The second chapter illustrates the betweenity power and potential of American Sign Language (ASL) in the academy, wedged as it is between traditional letter-bound views of language and literature and a wave of 21st century students who now actively engage in-and seek out-visual ways of learning. In "ASL and the Academy: The Little Language that Could" my use of the powerful little "I think I can" blue engine story, helps places modern "deafness" in the institutional framework of larger academic language learning. I map the intricate and considerable-but also exciting-challenges and arguments facing the development of American Sign Language programs in the contemporary academy.

The third chapter, "Approaching American Sign Language Literature: Rhetorically and Digitally," also places modern deaf identity and language in the institutional framework of the production and reception of "literature." In 1910, George Veditz, then President of the National Association of the Deaf, capitalized on the technology of film to produce the "Sign Master Series" featuring ten nationally known "master signers" in an effort to 'preserve and advance" the tradition of American Sign language which he claimed we must "possess and jealously guard." Almost 100 years later, supported by a grant from the Battelle Endowment for Technology and Human Affairs (BETHA) at Ohio State University, we used new digital media technologies to re-enact the "Sign Master Series"-to digitally re-master the potential that is now possible in the creation, production, publication, and reception of sign language "literature." Based largely on issues, elements, and challenges for the creative production and critical reception of ASL literature that were discussed during a historical three-hour forum with seven ASL author-performers and seven ASL literature critics, this chapter argues for a rhetorical approach and digital future for American Sign Language literature.

In "Narrating Deaf Lives: Placing Deaf Autobiography, Biography, and Documentary," the fourth chapter, I offer a critical summary of the purpose, events, and key points of a three-day international conference held November 2004 at Gallaudet University (sponsored by the Gallaudet University Press Institute) and the "Deaf Lives" series I edit for Gallaudet University Press. The centerpiece of this essay pivots around "writing" (as a technology) and all that it has, does, and can mean for narrating deaf lives while I also imagine how digital media, video, film documentary are all technologies that can increasingly be used to convey deaf life stories. These technologies now, more often than not, move deaf lives into the mainstream (where they are "heard" by more hearing people) while they also help convey deaf lives to other deaf lives; thus, these technologies are, in effect, the between space. Thematically, I also attend to the new commonplaces of deaf subjects in late 20th and early 21st century life narratives: diversity within the identity known as "deaf"; further representation of the complex relationship between deaf and hearing people; illustrations of the intertwined, and sometimes knotted, nature of individual and collective identities within "Deaf culture" or "the deaf community"; and anxiety over identity and place in "deaf world" and as a deaf subject.
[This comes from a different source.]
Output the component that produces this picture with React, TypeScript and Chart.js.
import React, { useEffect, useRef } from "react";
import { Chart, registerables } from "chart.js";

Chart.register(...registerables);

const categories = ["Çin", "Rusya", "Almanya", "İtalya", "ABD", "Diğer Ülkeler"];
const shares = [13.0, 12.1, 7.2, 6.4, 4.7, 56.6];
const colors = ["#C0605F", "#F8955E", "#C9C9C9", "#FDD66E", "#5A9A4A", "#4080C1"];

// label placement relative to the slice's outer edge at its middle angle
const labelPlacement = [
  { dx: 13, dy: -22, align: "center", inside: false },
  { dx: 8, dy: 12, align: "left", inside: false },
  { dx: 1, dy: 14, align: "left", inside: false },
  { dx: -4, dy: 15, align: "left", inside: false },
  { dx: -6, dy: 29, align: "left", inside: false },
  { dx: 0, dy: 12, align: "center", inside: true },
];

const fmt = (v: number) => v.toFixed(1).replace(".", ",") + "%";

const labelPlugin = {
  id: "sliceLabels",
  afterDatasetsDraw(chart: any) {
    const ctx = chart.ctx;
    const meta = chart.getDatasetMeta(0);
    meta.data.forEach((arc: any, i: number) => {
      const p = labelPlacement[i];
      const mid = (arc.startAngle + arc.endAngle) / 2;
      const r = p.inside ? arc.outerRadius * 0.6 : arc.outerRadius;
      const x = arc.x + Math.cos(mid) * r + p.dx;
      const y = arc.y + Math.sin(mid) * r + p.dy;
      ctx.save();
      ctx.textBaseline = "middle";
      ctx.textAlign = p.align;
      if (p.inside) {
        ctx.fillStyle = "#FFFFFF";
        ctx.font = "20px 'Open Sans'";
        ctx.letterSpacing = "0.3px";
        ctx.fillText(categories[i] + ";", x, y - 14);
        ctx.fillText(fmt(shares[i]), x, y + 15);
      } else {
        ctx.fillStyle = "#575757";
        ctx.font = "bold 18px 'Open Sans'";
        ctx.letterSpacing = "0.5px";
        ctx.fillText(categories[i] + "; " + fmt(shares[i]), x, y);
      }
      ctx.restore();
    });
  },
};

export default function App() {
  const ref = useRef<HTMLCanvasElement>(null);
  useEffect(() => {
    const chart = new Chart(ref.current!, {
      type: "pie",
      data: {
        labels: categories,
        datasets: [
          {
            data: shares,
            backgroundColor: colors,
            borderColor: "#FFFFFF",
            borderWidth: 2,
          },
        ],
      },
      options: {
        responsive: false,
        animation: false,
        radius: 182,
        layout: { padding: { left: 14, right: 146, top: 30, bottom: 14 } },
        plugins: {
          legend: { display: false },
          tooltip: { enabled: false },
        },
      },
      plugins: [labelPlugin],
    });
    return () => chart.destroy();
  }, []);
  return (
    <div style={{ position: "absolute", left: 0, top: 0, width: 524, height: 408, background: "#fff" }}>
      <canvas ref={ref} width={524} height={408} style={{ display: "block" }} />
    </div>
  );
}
From here, I turn back. I also turn increasingly visual as the final three essays step back in time but also forward in the way they combine visual material with my own words. In the fifth essay, "Deaf Eyes: The Allen Sisters Pictorial Photography, 1885-1920," I circle back to the earlier moments of "modern deaf identity," the turn of the last century. In "Deaf Eyes" I also focus on the intersections of gender and deafness (where so little work has yet been done), as I examine the work of Mary and Frances Allen, two sisters who were first teachers but then went deaf in their early 20s and became fairly famous pictorial photographers. The Allen Sisters and their photography are contextualized in five interwoven commonplaces: their own brief biographies; the Deerfield, Mass. arts and crafts community they belonged to; women and photography at the turn of the 20th century; visual-rhetorical categorizations of the body of their photographic work; and their deafness in relation to their own lives and their location in time, gender, and geographical space.
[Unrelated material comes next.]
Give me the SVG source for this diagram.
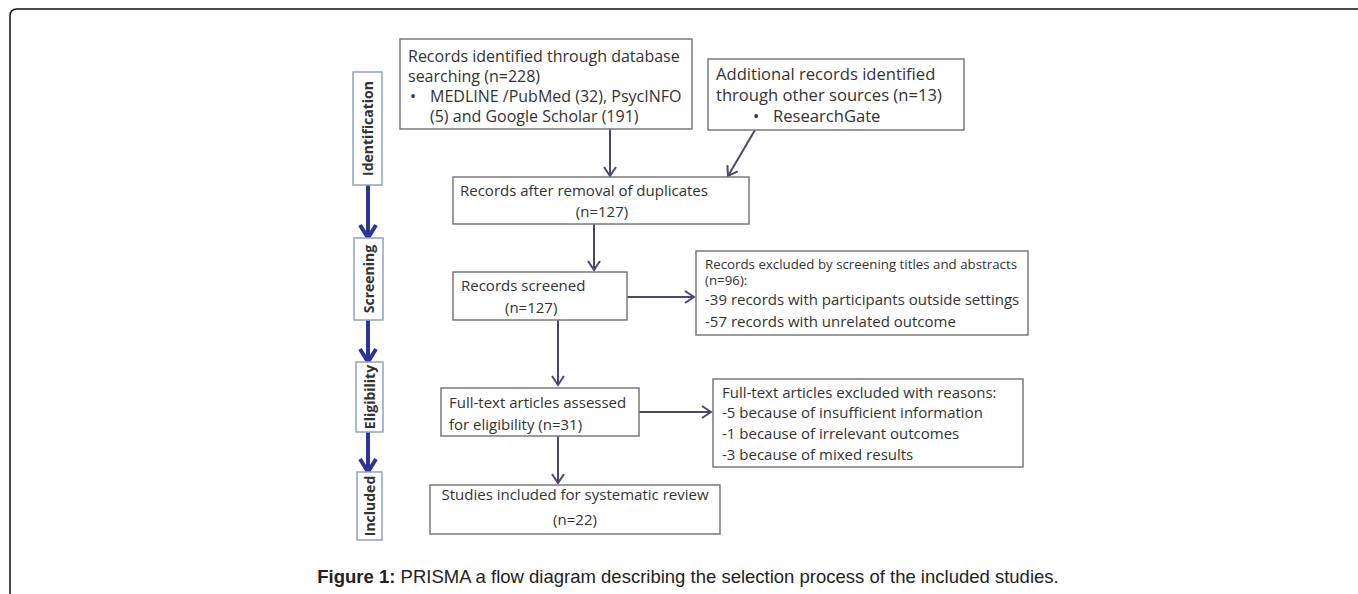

Other famous deaf women at the turn of the 20th century have also caught my eye. In my sixth chapter, "Posting Mabel," I offer a work of creative non-fiction that explores the world of Mabel Hubbard Bell, Alexander Graham Bell's deaf wife. Because Mabel Bell (the original "Ma Bell") was a vociferous letter-writer herself, I engage her as a deaf subject by writing postcards to her. Each postcard comes with an image from the Bell Family papers that sets up the subject of my post; each post includes lines from Mabel's own letters. The postcards are both biographical and autobiographical (for I write myself alongside Mabel), critical yet friendly, fictional yet framed everywhere with facts. Although she herself deliberately chose not to associate with other deaf people in her lifetime, Mabel Bell may well be my classic case study, the quintessential "between" subject of modern deaf identity.
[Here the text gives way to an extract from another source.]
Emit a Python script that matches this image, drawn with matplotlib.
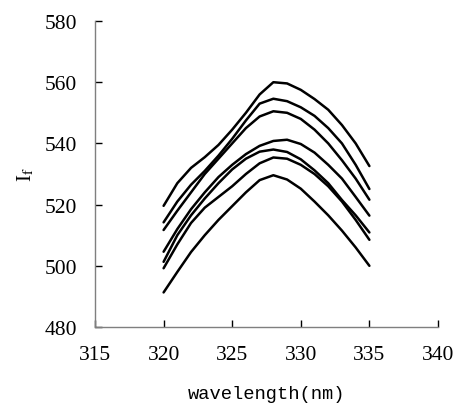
import matplotlib
matplotlib.use("Agg")
import matplotlib.pyplot as plt

# wavelength (nm)
wavelength = [320, 321, 322, 323, 324, 325, 326, 327, 328, 329, 330, 331, 332, 333, 334, 335]

# fluorescence intensity, one list per curve (top to bottom)
curve1 = [519.6, 527.0, 532.0, 535.5, 539.5, 544.5, 550.0, 556.0, 560.0, 559.6, 557.5, 554.5, 551.0, 546.0, 540.0, 532.6]
curve2 = [514.2, 521.0, 526.5, 531.0, 536.0, 541.5, 547.5, 553.0, 554.6, 553.8, 551.8, 549.0, 545.0, 540.0, 533.0, 525.1]
curve3 = [511.7, 518.0, 524.0, 530.0, 535.0, 540.0, 545.0, 548.8, 550.5, 550.0, 548.0, 544.5, 540.0, 534.5, 528.5, 521.6]
curve4 = [504.6, 512.0, 518.5, 524.0, 529.0, 533.0, 536.5, 539.2, 540.8, 541.2, 539.8, 537.0, 533.0, 528.5, 522.5, 516.4]
curve5 = [501.3, 510.0, 516.5, 522.0, 527.0, 531.5, 535.0, 537.3, 538.0, 537.2, 534.8, 531.2, 527.0, 521.5, 516.5, 510.9]
curve6 = [499.2, 507.0, 514.0, 519.0, 522.5, 526.0, 530.0, 533.5, 535.4, 535.0, 533.0, 530.0, 526.0, 521.0, 515.0, 508.5]
curve7 = [491.3, 498.0, 504.5, 510.0, 515.0, 519.5, 524.0, 528.0, 529.6, 528.2, 525.2, 521.0, 516.5, 511.5, 506.0, 500.0]

curves = [curve1, curve2, curve3, curve4, curve5, curve6, curve7]

plt.rcParams['font.family'] = ['Liberation Serif', 'DejaVu Serif']
plt.rcParams['mathtext.fontset'] = 'stix'

fig = plt.figure(figsize=(4.55, 4.06), dpi=100)
ax = fig.add_axes([0.2088, 0.1921, 0.7538, 0.7537])

for c in curves:
    ax.plot(wavelength, c, color='black', linewidth=1.8,
            solid_joinstyle='round', solid_capstyle='round')

ax.set_xlim(315, 340)
ax.set_ylim(480, 580)
ax.set_xticks([315, 320, 325, 330, 335, 340])
ax.set_yticks([480, 500, 520, 540, 560, 580])

ax.spines['top'].set_visible(False)
ax.spines['right'].set_visible(False)
for s in ['left', 'bottom']:
    ax.spines[s].set_color('#7f7f7f')
    ax.spines[s].set_linewidth(1.0)

ax.tick_params(direction='in', length=5, width=1.0, color='black',
               labelsize=15.5, pad=13)

ax.set_xlabel('wavelength(nm)', family='Liberation Mono', fontsize=13.5, labelpad=15)
ax.set_ylabel('I$_\\mathrm{f}$', fontsize=15, labelpad=6)

fig.savefig('out.png', dpi=100)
Rubbing against the era of Mabel Bell and the Allen Sisters, I end in a very hard, between space. In my final essay, I also return to the concept of the commonplace. In "Economics, Euthanasia, Eugenics: Rhetorical Commonplaces of Disability in the Nazi T-4 Program" I come again to the topics of invention for an argument--anxious and awful--about identity. Here deafness is not always easy to see. But it is there in the cracks, gesturing from the shadows, of this dark moment in history. A colleague in Deaf studies recently told me that my work with subjects like the Allen Sisters, Mabel Hubbard Bell, and the Nazi T-4 program (as it concerned "disability" more largely) might not really be "Deaf Studies" because technically it was work on "oral deaf people" and that he would "put that on the borders of Deaf Studies." I appreciated his efforts to clarify how he defined the field, yet I admit-even argue-and submit here that these borders are precisely the place of "happening" when it comes to deaf identity, Deaf Studies, Deaf culture. We do not know and can not know what is inside Deaf culture or deaf identity unless we also know what its borders and boundaries are. What is between matters. The Nazi's collapsing of so many boundaries with regards to disability and difference (and deafness was included here) makes for a difficult and uncommon, yet necessary, boundary place to leave my deaf subject in.